# EXERCISE OBJECTIVE:
Your task is to output the listing word for word, with pictures excluded.

_ _ _ _ _

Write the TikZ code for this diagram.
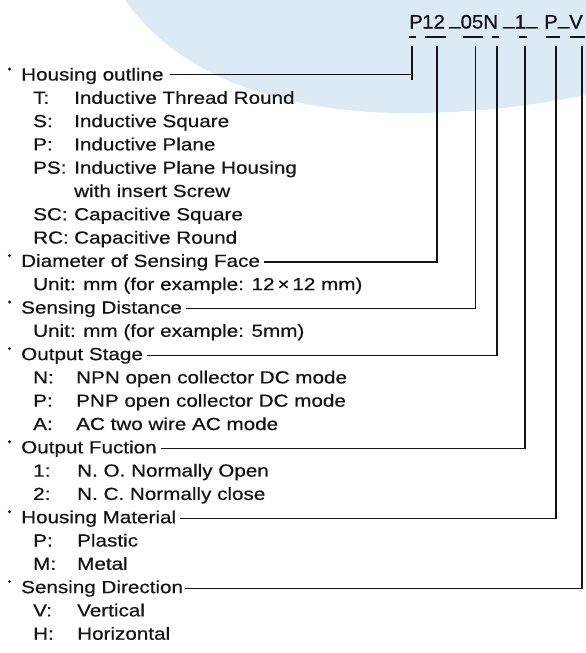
\documentclass[tikz,border=0pt]{standalone}
\usepackage{fontspec}
\setmainfont{Liberation Sans}[FakeStretch=1.18,FakeBold=0.5]
\newfontfamily\codefont{Liberation Sans}[FakeStretch=1.05,FakeBold=0.6]
\newcommand\undsc{\raisebox{0.2em}{\_}}
\definecolor{swoosh}{RGB}{220,234,245}
\definecolor{ink}{RGB}{20,20,22}
\begin{document}
\begin{tikzpicture}[x=1pt,y=-1pt,
  txt/.style={anchor=base west,inner sep=0pt,text=ink,font=\fontsize{17.5}{20}\selectfont},
  codetxt/.style={anchor=base west,inner sep=0pt,text=ink,font=\codefont\fontsize{19.5}{22}\selectfont},
  leader/.style={draw=ink,line width=1.2pt},
  tick/.style={draw=ink,line width=1.5pt},
  dotmark/.style={fill=ink}]
\useasboundingbox (0,0) rectangle (586,653);
\fill[swoosh] (125,0) .. controls (185,85) and (300,115) .. (420,113)
  .. controls (500,112) and (560,100) .. (586,95) -- (586,0) -- cycle;

% code
\node[codetxt] (cP) at (409,28.5) {P};
\node[codetxt] (c12) at (422,28.5) {12};
\node[codetxt] (c05) at (449,28.5) {\undsc05N};
\node[codetxt] (c1) at (503,28.5) {\undsc1\undsc};
\node[codetxt] (cPV) at (544,28.5) {P\undsc V};
\draw[tick] (409,37) -- (416,37);
\draw[tick] (425,37) -- (446,37);
\draw[tick] (463,37) -- (483,37);
\draw[tick] (492,37) -- (499,37);
\draw[tick] (519,37) -- (527,37);
\draw[tick] (546,37) -- (560,37);
\draw[tick] (570,37) -- (585,37);

\coordinate (v1) at (412,46);
\coordinate (v1b) at (412,80);
\coordinate (v2) at (437,46);
\coordinate (v3) at (475.5,46);
\coordinate (v4) at (497,46);
\coordinate (v5) at (525,46);
\coordinate (v6) at (556,46);
\coordinate (v7) at (582,46);

% list
\fill[dotmark] (9.5,69) circle (1.6);
\node[txt] (hd1) at (21,80.5) {Housing outline};
\node[txt] (k1) at (33,103.8) {T:};   \node[txt] (d1) at (74,103.8) {Inductive Thread Round};
\node[txt] (k2) at (33,127.1) {S:};   \node[txt] (d2) at (74,127.1) {Inductive Square};
\node[txt] (k3) at (33,150.4) {P:};   \node[txt] (d3) at (74,150.4) {Inductive Plane};
\node[txt] (k4) at (33,173.7) {PS:};  \node[txt] (d4) at (74,173.7) {Inductive Plane Housing};
\node[txt] (d5) at (74,197.0) {with insert Screw};
\node[txt] (k6) at (33,220.3) {SC:};  \node[txt] (d6) at (74,220.3) {Capacitive Square};
\node[txt] (k7) at (33,243.6) {RC:};  \node[txt] (d7) at (74,243.6) {Capacitive Round};

\fill[dotmark] (9.5,255.4) circle (1.6);
\node[txt] (hd2) at (21,266.9) {Diameter of Sensing Face};
\node[txt] (u2) at (33,290.2) {Unit: mm (for example: 12\,×\,12 mm)};

\fill[dotmark] (9.5,302) circle (1.6);
\node[txt] (hd3) at (21,313.5) {Sensing Distance};
\node[txt] (u3) at (33,336.8) {Unit: mm (for example: 5mm)};

\fill[dotmark] (9.5,348.6) circle (1.6);
\node[txt] (hd4) at (21,360.1) {Output Stage};
\node[txt] (k13) at (33,383.4) {N:};  \node[txt] (d13) at (76,383.4) {NPN open collector DC mode};
\node[txt] (k14) at (33,406.7) {P:};  \node[txt] (d14) at (76,406.7) {PNP open collector DC mode};
\node[txt] (k15) at (33,430.0) {A:};  \node[txt] (d15) at (76,430.0) {AC two wire AC mode};

\fill[dotmark] (9.5,441.8) circle (1.6);
\node[txt] (hd5) at (21,453.3) {Output Fuction};
\node[txt] (k17) at (33,476.6) {1:};  \node[txt] (d17) at (77,476.6) {N. O. Normally Open};
\node[txt] (k18) at (33,499.9) {2:};  \node[txt] (d18) at (77,499.9) {N. C. Normally close};

\fill[dotmark] (9.5,511.7) circle (1.6);
\node[txt] (hd6) at (21,523.2) {Housing Material};
\node[txt] (k20) at (33,546.5) {P:};  \node[txt] (d20) at (77,546.5) {Plastic};
\node[txt] (k21) at (33,569.8) {M:};  \node[txt] (d21) at (77,569.8) {Metal};

\fill[dotmark] (9.5,581.6) circle (1.6);
\node[txt] (hd7) at (21,593.1) {Sensing Direction};
\node[txt] (k23) at (33,616.4) {V:};  \node[txt] (d23) at (77,616.4) {Vertical};
\node[txt] (k24) at (33,639.7) {H:};  \node[txt] (d24) at (77,639.7) {Horizontal};

% leaders
\draw[leader] ([xshift=6pt,yshift=6pt]hd1.base east) -| (v1);
\draw[leader] (v1) -- (v1b);
\draw[leader] ([xshift=4pt,yshift=5pt]hd2.base east) -| (v2);
\draw[leader] ([xshift=4pt,yshift=5pt]hd3.base east) -| (v3);
\draw[leader] ([xshift=4pt,yshift=5pt]hd4.base east) -| (v4);
\draw[leader] ([xshift=4pt,yshift=5pt]hd5.base east) -| (v5);
\draw[leader] ([xshift=4pt,yshift=5pt]hd6.base east) -| (v6);
\draw[leader] ([xshift=2pt,yshift=5pt]hd7.base east) -| (v7);
\end{tikzpicture}
\end{document}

_ _ _ _ _

# ANSWER TO THIS EXERCISE:
Write the TikZ code for this diagram.
\documentclass[tikz,border=0pt]{standalone}
\usepackage{fontspec}
\setmainfont{Liberation Sans}[FakeStretch=1.18,FakeBold=0.5]
\newfontfamily\codefont{Liberation Sans}[FakeStretch=1.05,FakeBold=0.6]
\newcommand\undsc{\raisebox{0.2em}{\_}}
\definecolor{swoosh}{RGB}{220,234,245}
\definecolor{ink}{RGB}{20,20,22}
\begin{document}
\begin{tikzpicture}[x=1pt,y=-1pt,
  txt/.style={anchor=base west,inner sep=0pt,text=ink,font=\fontsize{17.5}{20}\selectfont},
  codetxt/.style={anchor=base west,inner sep=0pt,text=ink,font=\codefont\fontsize{19.5}{22}\selectfont},
  leader/.style={draw=ink,line width=1.2pt},
  tick/.style={draw=ink,line width=1.5pt},
  dotmark/.style={fill=ink}]
\useasboundingbox (0,0) rectangle (586,653);
\fill[swoosh] (125,0) .. controls (185,85) and (300,115) .. (420,113)
  .. controls (500,112) and (560,100) .. (586,95) -- (586,0) -- cycle;

% code
\node[codetxt] (cP) at (409,28.5) {P};
\node[codetxt] (c12) at (422,28.5) {12};
\node[codetxt] (c05) at (449,28.5) {\undsc05N};
\node[codetxt] (c1) at (503,28.5) {\undsc1\undsc};
\node[codetxt] (cPV) at (544,28.5) {P\undsc V};
\draw[tick] (409,37) -- (416,37);
\draw[tick] (425,37) -- (446,37);
\draw[tick] (463,37) -- (483,37);
\draw[tick] (492,37) -- (499,37);
\draw[tick] (519,37) -- (527,37);
\draw[tick] (546,37) -- (560,37);
\draw[tick] (570,37) -- (585,37);

\coordinate (v1) at (412,46);
\coordinate (v1b) at (412,80);
\coordinate (v2) at (437,46);
\coordinate (v3) at (475.5,46);
\coordinate (v4) at (497,46);
\coordinate (v5) at (525,46);
\coordinate (v6) at (556,46);
\coordinate (v7) at (582,46);

% list
\fill[dotmark] (9.5,69) circle (1.6);
\node[txt] (hd1) at (21,80.5) {Housing outline};
\node[txt] (k1) at (33,103.8) {T:};   \node[txt] (d1) at (74,103.8) {Inductive Thread Round};
\node[txt] (k2) at (33,127.1) {S:};   \node[txt] (d2) at (74,127.1) {Inductive Square};
\node[txt] (k3) at (33,150.4) {P:};   \node[txt] (d3) at (74,150.4) {Inductive Plane};
\node[txt] (k4) at (33,173.7) {PS:};  \node[txt] (d4) at (74,173.7) {Inductive Plane Housing};
\node[txt] (d5) at (74,197.0) {with insert Screw};
\node[txt] (k6) at (33,220.3) {SC:};  \node[txt] (d6) at (74,220.3) {Capacitive Square};
\node[txt] (k7) at (33,243.6) {RC:};  \node[txt] (d7) at (74,243.6) {Capacitive Round};

\fill[dotmark] (9.5,255.4) circle (1.6);
\node[txt] (hd2) at (21,266.9) {Diameter of Sensing Face};
\node[txt] (u2) at (33,290.2) {Unit: mm (for example: 12\,×\,12 mm)};

\fill[dotmark] (9.5,302) circle (1.6);
\node[txt] (hd3) at (21,313.5) {Sensing Distance};
\node[txt] (u3) at (33,336.8) {Unit: mm (for example: 5mm)};

\fill[dotmark] (9.5,348.6) circle (1.6);
\node[txt] (hd4) at (21,360.1) {Output Stage};
\node[txt] (k13) at (33,383.4) {N:};  \node[txt] (d13) at (76,383.4) {NPN open collector DC mode};
\node[txt] (k14) at (33,406.7) {P:};  \node[txt] (d14) at (76,406.7) {PNP open collector DC mode};
\node[txt] (k15) at (33,430.0) {A:};  \node[txt] (d15) at (76,430.0) {AC two wire AC mode};

\fill[dotmark] (9.5,441.8) circle (1.6);
\node[txt] (hd5) at (21,453.3) {Output Fuction};
\node[txt] (k17) at (33,476.6) {1:};  \node[txt] (d17) at (77,476.6) {N. O. Normally Open};
\node[txt] (k18) at (33,499.9) {2:};  \node[txt] (d18) at (77,499.9) {N. C. Normally close};

\fill[dotmark] (9.5,511.7) circle (1.6);
\node[txt] (hd6) at (21,523.2) {Housing Material};
\node[txt] (k20) at (33,546.5) {P:};  \node[txt] (d20) at (77,546.5) {Plastic};
\node[txt] (k21) at (33,569.8) {M:};  \node[txt] (d21) at (77,569.8) {Metal};

\fill[dotmark] (9.5,581.6) circle (1.6);
\node[txt] (hd7) at (21,593.1) {Sensing Direction};
\node[txt] (k23) at (33,616.4) {V:};  \node[txt] (d23) at (77,616.4) {Vertical};
\node[txt] (k24) at (33,639.7) {H:};  \node[txt] (d24) at (77,639.7) {Horizontal};

% leaders
\draw[leader] ([xshift=6pt,yshift=6pt]hd1.base east) -| (v1);
\draw[leader] (v1) -- (v1b);
\draw[leader] ([xshift=4pt,yshift=5pt]hd2.base east) -| (v2);
\draw[leader] ([xshift=4pt,yshift=5pt]hd3.base east) -| (v3);
\draw[leader] ([xshift=4pt,yshift=5pt]hd4.base east) -| (v4);
\draw[leader] ([xshift=4pt,yshift=5pt]hd5.base east) -| (v5);
\draw[leader] ([xshift=4pt,yshift=5pt]hd6.base east) -| (v6);
\draw[leader] ([xshift=2pt,yshift=5pt]hd7.base east) -| (v7);
\end{tikzpicture}
\end{document}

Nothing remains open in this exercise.